As an adult I love wrestling and I watch it and I appreciate the skill involved and take it for what it is, entertainment. If I wanted real violence I would go watch UFC (which I also do) and watch two no nonsense guys pound each others heads in for real. Folk can blame parents all they want and say well you shouldn't let your kids watch it, that is only part of the problem. Companies have a responsibility to ensure that their product is appropriately marketed, for example do you see Playboy advertising in a Spiderman comic book? No, but you see WWE advertising in it, not long ago a kid would see that and think hey I want to watch that, so they tune in and they see WWE advertising their latest Divas photo shoot in Playboy.

Kids have always been stupid, they imitate their idols it's just what they do. Wrestling companies can put as many don't try this at home signs up as they want kids will piledrive and powerbomb each other anyway because they are kids, it's what they do and it's what I did when I was a dumb kid! Sledgehammers and baseball bats becoming as common as a half nelson or German suplex what's to stop kids trying that? With society degenerating and juvenile crime figures constantly rising is this something we really want to encourage them to watch with ever elevating and extreme storylines?

In my opinion it is past the point of no return and is damage limitation from here on out. Companies like TNA who come out and don't pander to kids as much are a breath of fresh air, they have their target audience of late teens and young adults and cater for them. Kids will still watch it inevitably but at least Dixie Carter and Jeff Jarrett can claim they were not purposefully targeting kids. The WWE have chosen kids as their target audience because that is where the money lies for them, in one point fair enough it's good business in another it is socially irresponsible and they will need to clean up their act big time to even come close to acceptable family viewing at a time when kids aren't even allowed to sing Baa Baa Black Sheep for fear of someone taking it as racist.
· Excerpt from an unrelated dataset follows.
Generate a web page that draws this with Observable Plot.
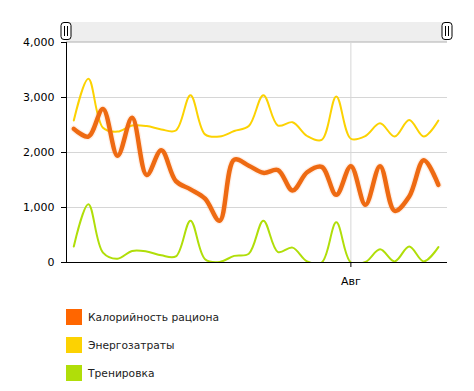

McMahon is going to the bad fire no doubt but he'll be a multi billionaire until the day the real reaper comes knocking.

Realistically should I have been watching it at 6 years old? Probably not. Should anyone allow their 6 year old watch wrestling in the state it is in at the moment? Defiantly not. If you're aiming it at kids, make it for kids and don't expect most of us to hang around and watch John Cena pretend he's a wrestler. As a grown man I'm now off to watch other grown men throw each other through some flaming tables and launching themselves off high structures. Bai.